Quote, verbatim, all material below, without pictures.
┌────────
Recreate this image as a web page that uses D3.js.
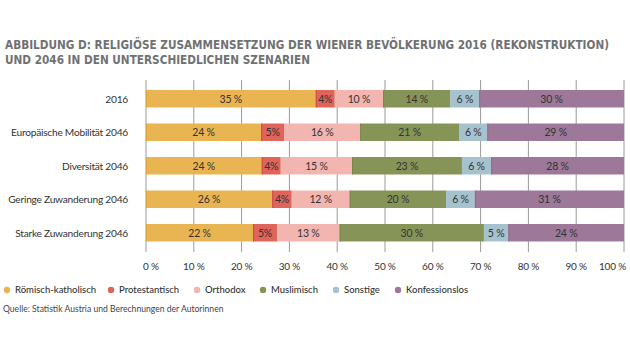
<!DOCTYPE html>
<html><head><meta charset="utf-8">
<script src="https://cdn.jsdelivr.net/npm/d3@7/dist/d3.min.js"></script>
<style>
body{margin:0;background:#fff;}
svg{display:block;}
</style></head>
<body>
<svg id="chart" width="630" height="356"></svg>
<script>
const titleLines = ["ABBILDUNG D: RELIGIÖSE ZUSAMMENSETZUNG DER WIENER BEVÖLKERUNG 2016 (REKONSTRUKTION)",
                    "UND 2046 IN DEN UNTERSCHIEDLICHEN SZENARIEN"];
const categories = ["2016","Europäische Mobilität 2046","Diversität 2046","Geringe Zuwanderung 2046","Starke Zuwanderung 2046"];
const seriesNames = ["Römisch-katholisch","Protestantisch","Orthodox","Muslimisch","Sonstige","Konfessionslos"];
const seriesColors = ["#E9B552","#E0645A","#F3B5AF","#879458","#A6C2CE","#9D7898"];
const seriesStrokes = ["#DDA33C","#C9493F","#F3B5AF","#7A874C","#A6C2CE","#906B8A"];
const katholisch     = [35.5, 24.1, 24.2, 26.4, 22.4];
const protestantisch = [4.0, 4.8, 4.0, 4.1, 5.0];
const orthodox       = [10.1, 15.9, 14.9, 12.1, 13.1];
const muslimisch     = [14.1, 20.7, 23.0, 20.2, 30.2];
const sonstige       = [6.0, 5.9, 6.1, 6.0, 5.1];
const konfessionslos = [30.3, 28.6, 27.8, 31.2, 24.2];
const labelKatholisch     = ["35 %","24 %","24 %","26 %","22 %"];
const labelProtestantisch = ["4%","5%","4%","4%","5%"];
const labelOrthodox       = ["10 %","16 %","15 %","12 %","13 %"];
const labelMuslimisch     = ["14 %","21 %","23 %","20 %","30 %"];
const labelSonstige       = ["6 %","6 %","6 %","6 %","5 %"];
const labelKonfessionslos = ["30 %","29 %","28 %","31 %","24 %"];
const tickValues = [0,10,20,30,40,50,60,70,80,90,100];
const tickLabels = ["0 %","10 %","20 %","30 %","40 %","50 %","60 %","70 %","80 %","90 %","100 %"];
const sourceText = "Quelle: Statistik Austria und Berechnungen der Autorinnen";

const seriesValues = [katholisch, protestantisch, orthodox, muslimisch, sonstige, konfessionslos];
const seriesLabels = [labelKatholisch, labelProtestantisch, labelOrthodox, labelMuslimisch, labelSonstige, labelKonfessionslos];

const svg = d3.select("#chart");
const FONT = "Lato, 'Open Sans', sans-serif";

// Title
svg.append("g").selectAll("text").data(titleLines).join("text")
  .attr("x", 5).attr("y", (d,i) => 49 + i*15)
  .attr("font-family", "'Liberation Sans Narrow','DejaVu Sans Condensed',sans-serif")
  .attr("font-weight", "bold").attr("font-size", 11.5)
  .attr("fill", "#707173")
  .attr("textLength", (d,i) => i === 0 ? 604 : 305)
  .attr("lengthAdjust", "spacingAndGlyphs")
  .text(d => d);

// Scales
const x = d3.scaleLinear().domain([0,100]).range([146,624]);
const y = d3.scaleBand().domain(categories).range([74,257.5]).padding(0.478);

// Stacked data
const rows = categories.map((c,i) => {
  const o = {cat:c};
  seriesNames.forEach((s,j) => o[s] = seriesValues[j][i]);
  return o;
});
const stack = d3.stack().keys(seriesNames)(rows);

// Grid lines
svg.append("g").selectAll("line").data(tickValues).join("line")
  .attr("x1", d => x(d)).attr("x2", d => x(d))
  .attr("y1", 80).attr("y2", 252)
  .attr("stroke", "#9a9a9a").attr("stroke-width", 1);

// Bars
const layers = svg.append("g").selectAll("g").data(stack).join("g");
layers.each(function(layer, j){
  const g = d3.select(this);
  g.selectAll("rect").data(layer).join("rect")
    .attr("x", d => x(d[0]))
    .attr("y", d => y(d.data.cat))
    .attr("width", d => x(d[1]) - x(d[0]))
    .attr("height", y.bandwidth())
    .attr("fill", seriesColors[j]);
  g.selectAll("line.edge").data(layer).join("line").attr("class","edge")
    .attr("x1", d => x(d[0]) + 0.5).attr("x2", d => x(d[0]) + 0.5)
    .attr("y1", d => y(d.data.cat)).attr("y2", d => y(d.data.cat) + y.bandwidth())
    .attr("stroke", seriesStrokes[j]).attr("stroke-width", 1);
  g.selectAll("text").data(layer).join("text")
    .attr("x", d => (x(d[0]) + x(d[1]))/2)
    .attr("y", d => y(d.data.cat) + y.bandwidth()/2 + 3.8)
    .attr("text-anchor", "middle")
    .attr("font-family", FONT).attr("font-size", 10.5)
    .attr("letter-spacing", -0.2)
    .attr("fill", "#333")
    .text((d,i) => seriesLabels[j][i]);
});

// Category labels
svg.append("g").selectAll("text").data(categories).join("text")
  .attr("x", 128).attr("y", d => y(d) + y.bandwidth()/2 + 3.8)
  .attr("text-anchor", "end")
  .attr("font-family", FONT).attr("font-size", 10.2)
  .attr("letter-spacing", -0.25)
  .attr("fill", "#333")
  .text(d => d);

// Tick labels
svg.append("g").selectAll("text").data(tickValues).join("text")
  .attr("x", (d,i) => i === 0 ? x(d) - 3 : (i === tickValues.length-1 ? x(d) + 2 : x(d)))
  .attr("y", 270)
  .attr("text-anchor", (d,i) => i === 0 ? "start" : (i === tickValues.length-1 ? "end" : "middle"))
  .attr("font-family", FONT).attr("font-size", 10)
  .attr("letter-spacing", -0.2)
  .attr("fill", "#333")
  .text((d,i) => tickLabels[i]);

// Legend
const legendX = [7, 111, 197, 263, 336, 398];
const lg = svg.append("g").selectAll("g").data(seriesNames).join("g")
  .attr("transform", (d,i) => `translate(${legendX[i]},290)`);
lg.append("circle").attr("r", 3.2).attr("fill", (d,i) => seriesColors[i]);
lg.append("text").attr("x", 8).attr("y", 3.3)
  .attr("font-family", FONT).attr("font-size", 9.5).attr("font-weight", 500)
  .attr("fill", "#333").text(d => d);

// Source
svg.append("text").attr("x", 3).attr("y", 312)
  .attr("font-family", FONT).attr("font-size", 8.6)
  .attr("fill", "#444").text(sourceText);
</script>
</body></html>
└────────
**The output**
Recreate this image as a web page that uses D3.js.
<!DOCTYPE html>
<html><head><meta charset="utf-8">
<script src="https://cdn.jsdelivr.net/npm/d3@7/dist/d3.min.js"></script>
<style>
body{margin:0;background:#fff;}
svg{display:block;}
</style></head>
<body>
<svg id="chart" width="630" height="356"></svg>
<script>
const titleLines = ["ABBILDUNG D: RELIGIÖSE ZUSAMMENSETZUNG DER WIENER BEVÖLKERUNG 2016 (REKONSTRUKTION)",
                    "UND 2046 IN DEN UNTERSCHIEDLICHEN SZENARIEN"];
const categories = ["2016","Europäische Mobilität 2046","Diversität 2046","Geringe Zuwanderung 2046","Starke Zuwanderung 2046"];
const seriesNames = ["Römisch-katholisch","Protestantisch","Orthodox","Muslimisch","Sonstige","Konfessionslos"];
const seriesColors = ["#E9B552","#E0645A","#F3B5AF","#879458","#A6C2CE","#9D7898"];
const seriesStrokes = ["#DDA33C","#C9493F","#F3B5AF","#7A874C","#A6C2CE","#906B8A"];
const katholisch     = [35.5, 24.1, 24.2, 26.4, 22.4];
const protestantisch = [4.0, 4.8, 4.0, 4.1, 5.0];
const orthodox       = [10.1, 15.9, 14.9, 12.1, 13.1];
const muslimisch     = [14.1, 20.7, 23.0, 20.2, 30.2];
const sonstige       = [6.0, 5.9, 6.1, 6.0, 5.1];
const konfessionslos = [30.3, 28.6, 27.8, 31.2, 24.2];
const labelKatholisch     = ["35 %","24 %","24 %","26 %","22 %"];
const labelProtestantisch = ["4%","5%","4%","4%","5%"];
const labelOrthodox       = ["10 %","16 %","15 %","12 %","13 %"];
const labelMuslimisch     = ["14 %","21 %","23 %","20 %","30 %"];
const labelSonstige       = ["6 %","6 %","6 %","6 %","5 %"];
const labelKonfessionslos = ["30 %","29 %","28 %","31 %","24 %"];
const tickValues = [0,10,20,30,40,50,60,70,80,90,100];
const tickLabels = ["0 %","10 %","20 %","30 %","40 %","50 %","60 %","70 %","80 %","90 %","100 %"];
const sourceText = "Quelle: Statistik Austria und Berechnungen der Autorinnen";

const seriesValues = [katholisch, protestantisch, orthodox, muslimisch, sonstige, konfessionslos];
const seriesLabels = [labelKatholisch, labelProtestantisch, labelOrthodox, labelMuslimisch, labelSonstige, labelKonfessionslos];

const svg = d3.select("#chart");
const FONT = "Lato, 'Open Sans', sans-serif";

// Title
svg.append("g").selectAll("text").data(titleLines).join("text")
  .attr("x", 5).attr("y", (d,i) => 49 + i*15)
  .attr("font-family", "'Liberation Sans Narrow','DejaVu Sans Condensed',sans-serif")
  .attr("font-weight", "bold").attr("font-size", 11.5)
  .attr("fill", "#707173")
  .attr("textLength", (d,i) => i === 0 ? 604 : 305)
  .attr("lengthAdjust", "spacingAndGlyphs")
  .text(d => d);

// Scales
const x = d3.scaleLinear().domain([0,100]).range([146,624]);
const y = d3.scaleBand().domain(categories).range([74,257.5]).padding(0.478);

// Stacked data
const rows = categories.map((c,i) => {
  const o = {cat:c};
  seriesNames.forEach((s,j) => o[s] = seriesValues[j][i]);
  return o;
});
const stack = d3.stack().keys(seriesNames)(rows);

// Grid lines
svg.append("g").selectAll("line").data(tickValues).join("line")
  .attr("x1", d => x(d)).attr("x2", d => x(d))
  .attr("y1", 80).attr("y2", 252)
  .attr("stroke", "#9a9a9a").attr("stroke-width", 1);

// Bars
const layers = svg.append("g").selectAll("g").data(stack).join("g");
layers.each(function(layer, j){
  const g = d3.select(this);
  g.selectAll("rect").data(layer).join("rect")
    .attr("x", d => x(d[0]))
    .attr("y", d => y(d.data.cat))
    .attr("width", d => x(d[1]) - x(d[0]))
    .attr("height", y.bandwidth())
    .attr("fill", seriesColors[j]);
  g.selectAll("line.edge").data(layer).join("line").attr("class","edge")
    .attr("x1", d => x(d[0]) + 0.5).attr("x2", d => x(d[0]) + 0.5)
    .attr("y1", d => y(d.data.cat)).attr("y2", d => y(d.data.cat) + y.bandwidth())
    .attr("stroke", seriesStrokes[j]).attr("stroke-width", 1);
  g.selectAll("text").data(layer).join("text")
    .attr("x", d => (x(d[0]) + x(d[1]))/2)
    .attr("y", d => y(d.data.cat) + y.bandwidth()/2 + 3.8)
    .attr("text-anchor", "middle")
    .attr("font-family", FONT).attr("font-size", 10.5)
    .attr("letter-spacing", -0.2)
    .attr("fill", "#333")
    .text((d,i) => seriesLabels[j][i]);
});

// Category labels
svg.append("g").selectAll("text").data(categories).join("text")
  .attr("x", 128).attr("y", d => y(d) + y.bandwidth()/2 + 3.8)
  .attr("text-anchor", "end")
  .attr("font-family", FONT).attr("font-size", 10.2)
  .attr("letter-spacing", -0.25)
  .attr("fill", "#333")
  .text(d => d);

// Tick labels
svg.append("g").selectAll("text").data(tickValues).join("text")
  .attr("x", (d,i) => i === 0 ? x(d) - 3 : (i === tickValues.length-1 ? x(d) + 2 : x(d)))
  .attr("y", 270)
  .attr("text-anchor", (d,i) => i === 0 ? "start" : (i === tickValues.length-1 ? "end" : "middle"))
  .attr("font-family", FONT).attr("font-size", 10)
  .attr("letter-spacing", -0.2)
  .attr("fill", "#333")
  .text((d,i) => tickLabels[i]);

// Legend
const legendX = [7, 111, 197, 263, 336, 398];
const lg = svg.append("g").selectAll("g").data(seriesNames).join("g")
  .attr("transform", (d,i) => `translate(${legendX[i]},290)`);
lg.append("circle").attr("r", 3.2).attr("fill", (d,i) => seriesColors[i]);
lg.append("text").attr("x", 8).attr("y", 3.3)
  .attr("font-family", FONT).attr("font-size", 9.5).attr("font-weight", 500)
  .attr("fill", "#333").text(d => d);

// Source
svg.append("text").attr("x", 3).attr("y", 312)
  .attr("font-family", FONT).attr("font-size", 8.6)
  .attr("fill", "#444").text(sourceText);
</script>
</body></html>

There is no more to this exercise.